For RAJA::kernel variants, we use RAJA::statement::For and RAJA::statement::Lambda statement types in the execution policies. The complete sequential RAJA::kernel variant is:

  using KERNEL_EXEC_POL = 
    RAJA::KernelPolicy<
      RAJA::statement::For<1, RAJA::seq_exec, 
        RAJA::statement::For<0, RAJA::seq_exec,
          RAJA::statement::Lambda<0>
         >
      >
    >;

  RAJA::kernel<KERNEL_EXEC_POL>( RAJA::make_tuple(col_Range, row_Range),
    [=](int col, int row) {
      Atview(col, row) = Aview(row, col);
  });

A CUDA RAJA::kernel variant for the GPU is similar with different policies in the RAJA::statement::For statements:

  using KERNEL_EXEC_POL_CUDA = 
    RAJA::KernelPolicy<
      RAJA::statement::CudaKernel<
        RAJA::statement::For<1, RAJA::cuda_thread_x_loop,
          RAJA::statement::For<0, RAJA::cuda_thread_y_loop,
                                  RAJA::statement::Lambda<0> 
          >
        >
      >
    >;

  RAJA::kernel<KERNEL_EXEC_POL_CUDA>( RAJA::make_tuple(col_Range, row_Range), 
    [=] RAJA_DEVICE (int col, int row) {
      Atview(col, row) = Aview(row, col);
  });

A notable difference between the CPU and GPU execution policy is the insertion of the RAJA::statement::CudaKernel type in the GPU version, which indicates that the execution will launch a CUDA device kernel.

In the CUDA RAJA::kernel variant above, the thread-block size and and number of blocks to launch is determined by the implementation of the RAJA::kernel execution policy constructs using the sizes of the RAJA::TypedRangeSegment objects in the iteration space tuple.

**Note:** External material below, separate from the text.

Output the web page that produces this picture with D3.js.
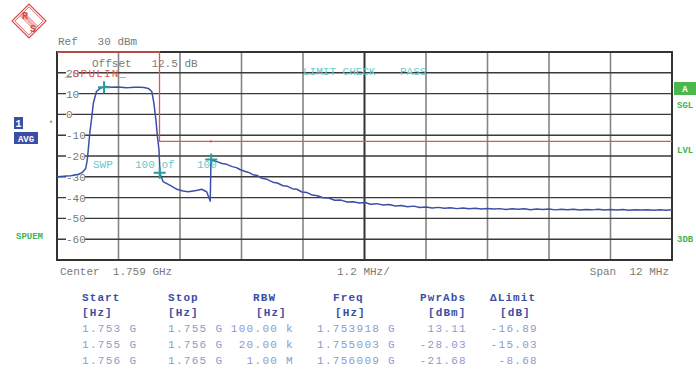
<!DOCTYPE html>
<html>
<head>
<meta charset="utf-8">
<script src="https://cdn.jsdelivr.net/npm/d3@7"></script>
<style>
  body { margin: 0; background: #fff; }
  text { font-family: "Liberation Mono", "DejaVu Sans Mono", monospace; }
</style>
</head>
<body>
<svg id="chart" width="696" height="369"></svg>
<script>
// trace, frequency in MHz, level in dBm
const traceFreq = [1753.00, 1753.09, 1753.18, 1753.27, 1753.35, 1753.42, 1753.49, 1753.56, 1753.59, 1753.61,
  1753.64, 1753.68, 1753.71, 1753.77, 1753.84, 1753.94, 1754.07, 1754.17, 1754.26, 1754.35,
  1754.42, 1754.52, 1754.62, 1754.70, 1754.78, 1754.85, 1754.89, 1754.93, 1754.96, 1754.99,
  1755.01, 1755.07, 1755.20, 1755.34, 1755.46, 1755.56, 1755.66, 1755.74, 1755.82, 1755.92,
  1755.99, 1756.005, 1756.12, 1756.22, 1756.31, 1756.42, 1756.50, 1756.57, 1756.66, 1756.74,
  1756.82, 1756.91, 1757.00, 1757.10, 1757.21, 1757.30, 1757.41, 1757.50, 1757.59, 1757.68,
  1757.78, 1757.88, 1757.98, 1758.08, 1758.19, 1758.30, 1758.42, 1758.54, 1758.66, 1758.78,
  1758.90, 1759.01, 1759.12, 1759.24, 1759.36, 1759.48, 1759.60, 1759.72, 1759.84, 1759.96,
  1760.08, 1760.20, 1760.32, 1760.44, 1760.56, 1760.68, 1760.80, 1760.92, 1761.04, 1761.16,
  1761.28, 1761.40, 1761.52, 1761.64, 1761.76, 1761.88, 1762.00, 1762.12, 1762.24, 1762.36,
  1762.48, 1762.60, 1762.72, 1762.84, 1762.96, 1763.08, 1763.20, 1763.32, 1763.44, 1763.56,
  1763.68, 1763.80, 1763.92, 1764.04, 1764.16, 1764.28, 1764.40, 1764.52, 1764.64, 1764.76,
  1764.88, 1765.00];
const traceLevel = [-30.0, -29.8, -29.6, -29.5, -29.1, -28.8, -28.0, -26.0, -22.0, -17.0,
  -9.0, -1.0, 5.5, 11.0, 12.5, 13.4, 13.1, 13.2, 13.0, 12.8,
  12.9, 13.1, 13.0, 12.9, 12.5, 11.0, 5.5, -2.7, -10.7, -17.0,
  -28.5, -32.3, -34.0, -36.0, -36.8, -37.2, -36.8, -36.5, -36.0, -37.2,
  -41.6, -21.7, -22.7, -23.6, -24.0, -25.1, -25.6, -26.5, -27.3, -27.9,
  -29.0, -29.4, -30.7, -31.2, -32.6, -33.0, -34.3, -34.6, -35.7, -36.0,
  -37.3, -37.6, -38.8, -39.1, -40.1, -40.2, -41.3, -41.2, -42.1, -42.0,
  -42.6, -42.4, -43.2, -42.9, -43.6, -43.3, -44.0, -43.8, -44.4, -44.1,
  -44.8, -44.5, -45.0, -44.7, -45.1, -44.9, -45.3, -45.0, -45.4, -45.1,
  -45.5, -45.2, -45.5, -45.3, -45.7, -45.4, -45.6, -45.4, -45.8, -45.5,
  -45.7, -45.5, -45.9, -45.6, -45.8, -45.6, -46.0, -45.7, -45.9, -45.6,
  -46.0, -45.7, -46.0, -45.7, -46.1, -45.8, -46.0, -45.8, -46.1, -45.8,
  -46.1, -45.9];

const limitFreq = [1753, 1755, 1755, 1756, 1765];
const limitLevel = [30, 30, -13, -13, -13];

const markerFreq = [1753.918, 1755.003, 1756.009];
const markerLevel = [13.11, -28.03, -21.68];

const yTickLabels = [20, 10, 0, -10, -20, -30, -40, -50, -60];

// result table
const colStart = ["1.753 G", "1.755 G", "1.756 G"];
const colStop = ["1.755 G", "1.756 G", "1.765 G"];
const colRbw = ["100.00 k", "20.00 k", "1.00 M"];
const colFreq = ["1.753918 G", "1.755003 G", "1.756009 G"];
const colPwr = ["13.11", "-28.03", "-21.68"];
const colDelta = ["-16.89", "-15.03", "-8.68"];

const svg = d3.select("#chart");
const plotL = 57, plotR = 672, plotT = 52, plotB = 260;

const x = d3.scaleLinear().domain([1753, 1765]).range([plotL, plotR]);
const y = d3.scaleLinear().domain([-70, 30]).range([plotB, plotT]);

const grey = "#7a7a7a", teal = "#66cccc", green = "#3fb34f", blue = "#3a4fa4", paleBlue = "#8f9acd";

// R&S logo
const logo = svg.append("g").attr("transform", "translate(29,21) rotate(45)");
logo.append("rect").attr("x", -12).attr("y", -12).attr("width", 24).attr("height", 24)
  .attr("fill", "none").attr("stroke", "#d24a4a").attr("stroke-width", 1.2);
logo.append("rect").attr("x", -10).attr("y", -10).attr("width", 20).attr("height", 20)
  .attr("fill", "none").attr("stroke", "#d24a4a").attr("stroke-width", 0.8);
for (let i = -3; i <= 3; i++) {
  logo.append("line").attr("x1", -10).attr("x2", 10).attr("y1", i * 0.9).attr("y2", i * 0.9)
    .attr("stroke", "#d24a4a").attr("stroke-width", 0.5);
}
svg.append("text").attr("x", 25).attr("y", 19).attr("text-anchor", "middle")
  .style("font-size", "10px").style("font-weight", "bold").style("fill", "#d24a4a").text("R");
svg.append("text").attr("x", 33).attr("y", 32).attr("text-anchor", "middle")
  .style("font-size", "10px").style("font-weight", "bold").style("fill", "#d24a4a").text("S");

// top texts
svg.append("text").attr("x", 58).attr("y", 45).style("font-size", "11px").style("fill", grey)
  .attr("xml:space", "preserve").text("Ref   30 dBm");

// grid
const hLines = d3.range(-70, 31, 10);
const vLines = d3.range(0, 11).map(i => 1753 + i * 1.2);
svg.append("g").selectAll("line").data(vLines).join("line")
  .attr("x1", d => x(d)).attr("x2", d => x(d)).attr("y1", plotT).attr("y2", plotB)
  .attr("stroke", (d, i) => i === 5 ? "#333" : "#858585").attr("stroke-width", (d, i) => i === 5 ? 2 : 1.6);
svg.append("g").selectAll("line").data(hLines).join("line")
  .attr("x1", plotL).attr("x2", plotR).attr("y1", d => y(d)).attr("y2", d => y(d))
  .attr("stroke", "#3a3a3a").attr("stroke-width", 1.4);
svg.append("rect").attr("x", plotL).attr("y", plotT).attr("width", plotR - plotL).attr("height", plotB - plotT)
  .attr("fill", "none").attr("stroke", "#333").attr("stroke-width", 2);

// y labels sitting on the grid lines
const yl = svg.append("g").selectAll("g").data(yTickLabels).join("g")
  .attr("transform", d => `translate(66,${y(d)})`);
yl.append("rect").attr("x", 0).attr("y", -5).attr("width", d => String(d).length * 6.2).attr("height", 10).attr("fill", "#fff");
yl.append("text").attr("dy", "0.36em").style("font-size", "11px").style("fill", grey).text(d => d);

svg.append("text").attr("x", 92).attr("y", 67).style("font-size", "11px").style("fill", grey)
  .attr("xml:space", "preserve").text("Offset   12.5 dB");

// limit line
const lim = limitFreq.map((f, i) => [f, limitLevel[i]]);
svg.append("path").datum(lim)
  .attr("d", d3.line().x(d => x(d[0])).y(d => y(d[1])))
  .attr("fill", "none").attr("stroke", "#e05656").attr("stroke-width", 1.3);
svg.append("rect").attr("x", x(limitFreq[3]) - 1).attr("y", y(limitLevel[3]) - 1).attr("width", 2).attr("height", 2).attr("fill", "#e05656");

svg.append("text").attr("x", 65).attr("y", 77).style("font-size", "11px").style("fill", "#e05656")
  .style("letter-spacing", "1.2px").text("_SPULIN_");

svg.append("text").attr("x", 303).attr("y", 75).style("font-size", "11px").style("fill", teal).text("LIMIT CHECK");
svg.append("text").attr("x", 400).attr("y", 75).style("font-size", "11px").style("fill", teal).text("PASS");
svg.append("text").attr("x", 93).attr("y", 168).style("font-size", "11px").style("fill", teal).text("SWP");
svg.append("text").attr("x", 135).attr("y", 168).style("font-size", "11px").style("fill", teal).text("100 of");
svg.append("text").attr("x", 197).attr("y", 168).style("font-size", "11px").style("fill", teal).text("100");

// trace
const trace = traceFreq.map((f, i) => [f, traceLevel[i]]);
svg.append("path").datum(trace)
  .attr("d", d3.line().x(d => x(d[0])).y(d => y(d[1])))
  .attr("fill", "none").attr("stroke", "#3b4fa6").attr("stroke-width", 1.5).attr("stroke-linejoin", "round");

// markers
const mk = svg.append("g").selectAll("g").data(markerFreq.map((f, i) => [f, markerLevel[i]])).join("g")
  .attr("transform", d => `translate(${x(d[0])},${y(d[1])})`);
mk.append("path").attr("d", "M-6,0H6M0,-6V6").attr("stroke", "#22a0a0").attr("stroke-width", 2);

// side annotations
svg.append("rect").attr("x", 14).attr("y", 117).attr("width", 9).attr("height", 12).attr("fill", blue);
svg.append("text").attr("x", 18.5).attr("y", 126.5).attr("text-anchor", "middle").style("font-size", "10px")
  .style("font-weight", "bold").style("fill", "#fff").text("1");
svg.append("rect").attr("x", 14).attr("y", 132).attr("width", 24).attr("height", 12).attr("fill", blue);
svg.append("text").attr("x", 26).attr("y", 141.5).attr("text-anchor", "middle").style("font-size", "9px")
  .style("font-weight", "bold").style("fill", "#fff").text("AVG");
svg.append("text").attr("x", 51).attr("y", 127).attr("text-anchor", "middle").style("font-size", "9px")
  .style("fill", green).text("*");
svg.append("text").attr("x", 16).attr("y", 239).style("font-size", "9px").style("font-weight", "bold")
  .style("fill", green).text("SPUEM");

svg.append("rect").attr("x", 674).attr("y", 82).attr("width", 22).attr("height", 13).attr("fill", "#4cb84c");
svg.append("text").attr("x", 685).attr("y", 92).attr("text-anchor", "middle").style("font-size", "9px")
  .style("font-weight", "bold").style("fill", "#fff").text("A");
[["SGL", 108], ["LVL", 153], ["3DB", 242]].forEach(([t, yy]) => {
  svg.append("text").attr("x", 677).attr("y", yy).style("font-size", "9px").style("font-weight", "bold")
    .style("fill", green).text(t);
});

// bottom labels
svg.append("text").attr("x", 60).attr("y", 275).style("font-size", "11px").style("fill", grey)
  .attr("xml:space", "preserve").text("Center  1.759 GHz");
svg.append("text").attr("x", 337).attr("y", 275).style("font-size", "11px").style("fill", grey).text("1.2 MHz/");
svg.append("text").attr("x", 669).attr("y", 275).attr("text-anchor", "end").style("font-size", "11px").style("fill", grey)
  .attr("xml:space", "preserve").text("Span  12 MHz");

// table
const cols = [
  { head: "Start", unit: "[Hz]", hx: 82, ux: 82, vals: colStart, vx: 82, anchor: "start" },
  { head: "Stop", unit: "[Hz]", hx: 168, ux: 168, vals: colStop, vx: 168, anchor: "start" },
  { head: "RBW", unit: "[Hz]", hx: 253, ux: 256, vals: colRbw, vx: 294, anchor: "end" },
  { head: "Freq", unit: "[Hz]", hx: 333, ux: 335, vals: colFreq, vx: 396, anchor: "end" },
  { head: "PwrAbs", unit: "[dBm]", hx: 420, ux: 428, vals: colPwr, vx: 467, anchor: "end" },
  { head: "\u0394Limit", unit: "[dB]", hx: 490, ux: 500, vals: colDelta, vx: 538, anchor: "end" }
];
const rowY = [332, 348, 364];
cols.forEach(c => {
  svg.append("text").attr("x", c.hx).attr("y", 301).style("font-size", "11px").style("font-weight", "bold")
    .style("letter-spacing", "1.1px").style("fill", blue).text(c.head);
  svg.append("text").attr("x", c.ux).attr("y", 316).style("font-size", "11px").style("font-weight", "bold")
    .style("letter-spacing", "1.1px").style("fill", blue).text(c.unit);
  c.vals.forEach((v, i) => {
    svg.append("text").attr("x", c.vx).attr("y", rowY[i]).attr("text-anchor", c.anchor)
      .style("font-size", "11px").style("letter-spacing", "1.3px").style("fill", paleBlue)
      .attr("xml:space", "preserve").text(v);
  });
});
</script>
</body>
</html>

RAJA::launch Implementation

For RAJA::launch variants, we use RAJA::loop methods to write a loop hierarchy within the kernel execution space. For a sequential implementation, we pass the RAJA::seq_launch_t template parameter to the launch method and pass the RAJA::seq_exec parameter to the loop methods. The complete sequential RAJA::launch variant is:

  using loop_policy_seq = RAJA::LoopPolicy<RAJA::seq_exec>;
  using launch_policy_seq = RAJA::LaunchPolicy<RAJA::seq_launch_t>;

  RAJA::launch<launch_policy_seq>(
    RAJA::LaunchParams(), //LaunchParams may be empty when running on the host
    [=] RAJA_HOST_DEVICE (RAJA::LaunchContext ctx) {

      RAJA::loop<loop_policy_seq>(ctx, row_Range, [&] (int row) {
        RAJA::loop<loop_policy_seq>(ctx, col_Range, [&] (int col) {

            Atview(col, row) = Aview(row, col);

        });
      });

  });

A CUDA RAJA::launch variant for the GPU is similar with CUDA policies in the RAJA::loop methods. The complete RAJA::launch variant is:

  using cuda_thread_x = RAJA::LoopPolicy<RAJA::cuda_thread_x_loop>;
  using cuda_thread_y = RAJA::LoopPolicy<RAJA::cuda_thread_y_loop>;

  const bool async = false; //execute asynchronously
  using launch_policy_cuda = RAJA::LaunchPolicy<RAJA::cuda_launch_t<async>>;

  RAJA::launch<launch_policy_cuda>
    (RAJA::LaunchParams(RAJA::Teams(1), RAJA::Threads(16,16)),
    [=] RAJA_HOST_DEVICE (RAJA::LaunchContext ctx) {

      RAJA::loop<cuda_thread_y>(ctx, row_Range, [&] (int row) {
        RAJA::loop<cuda_thread_x>(ctx, col_Range, [&] (int col) {

            Atview(col, row) = Aview(row, col);

        });
      });

  });

A notable difference between the CPU and GPU RAJA::launch implementations is the definition of the compute grid. For the CPU version, the argument list is empty for the RAJA::LaunchParams constructor. For the CUDA GPU implementation, we define a ‘Team’ of one two-dimensional thread-block with 16 x 16 = 256 threads.